4. To Prepare the Turkey: Adjust oven rack to lowest position; heat oven to 400 degrees. Line large V-rack with heavy-duty foil and use paring knife or skewer to poke 20 to 30 holes in foil; set V-rack in large roasting pan. Remove turkey from refrigerator and wipe away any water collected in baking sheet; set turkey breast side up on baking sheet.

5. Using hands, carefully loosen skin from meat of breasts, thigh, and drumsticks. Using fingers or spoon, slip 1-1⁄2 tablespoons paste under breast skin on each side of turkey. Using fingers, distribute paste under skin over breast, thigh, and drumstick meat.

6. Using sharp paring knife, cut 1-1⁄2-inch vertical slit into thickest part of each breast. Starting from top of incision, swing knife tip down to create 4- to 5-inch pocket within flesh. Place 1 tablespoon paste in pocket of each breast; using fingers, rub in thin, even layer.

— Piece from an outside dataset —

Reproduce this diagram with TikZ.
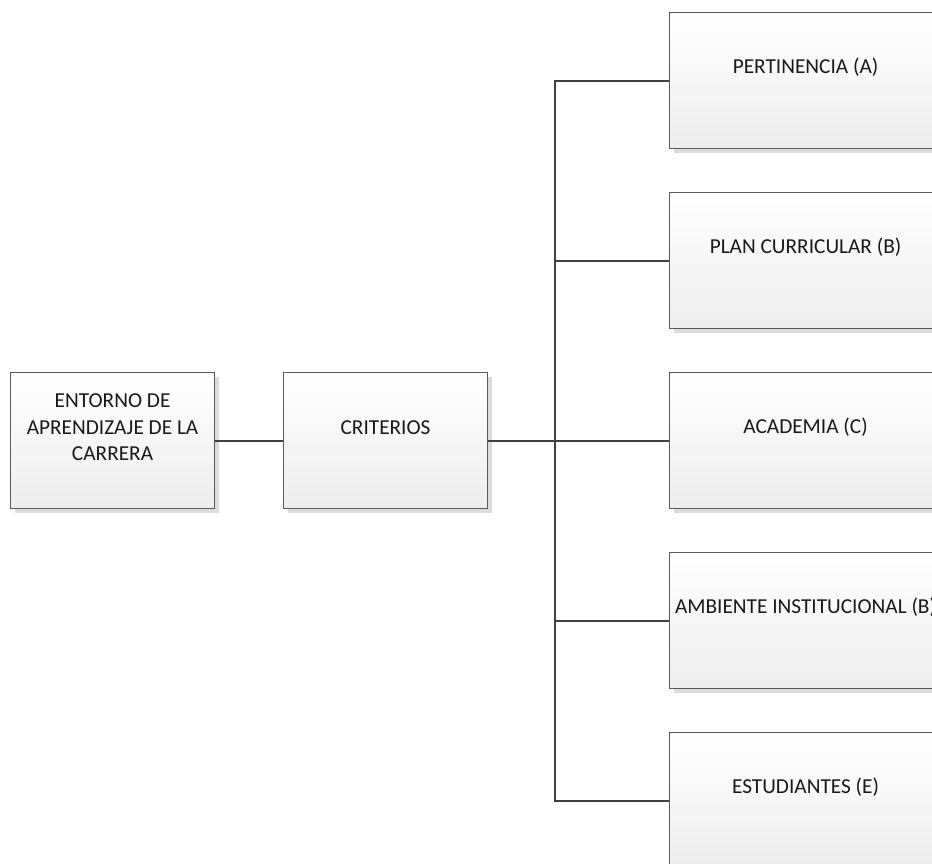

7. Rub 1 tablespoon paste inside turkey cavity. Rotate turkey breast side down; apply half remaining herb paste to turkey skin; flip turkey breast side up and apply remaining herb paste to skin, pressing and patting to make paste adhere; reapply herb paste that falls onto baking sheet. Tuck wings behind back and tuck tips of drumsticks into skin at tail to secure.

8. To Roast the Turkey: Place turkey breast side down on prepared V-rack in roasting pan. Roast 45 minutes.

9. Remove roasting pan with turkey from oven (close oven door to retain oven heat). Using clean potholders (or wad of paper towels), rotate turkey breast side up. Continue to roast until thickest part of breast registers 165 degrees and thickest part of thigh registers 170 to 175 degrees on instant-read thermometer, 50 to 60 minutes longer. (Confirm temperature by inserting thermometer in both sides of bird.) Transfer turkey to carving board; let rest 30 minutes. Carve turkey and serve.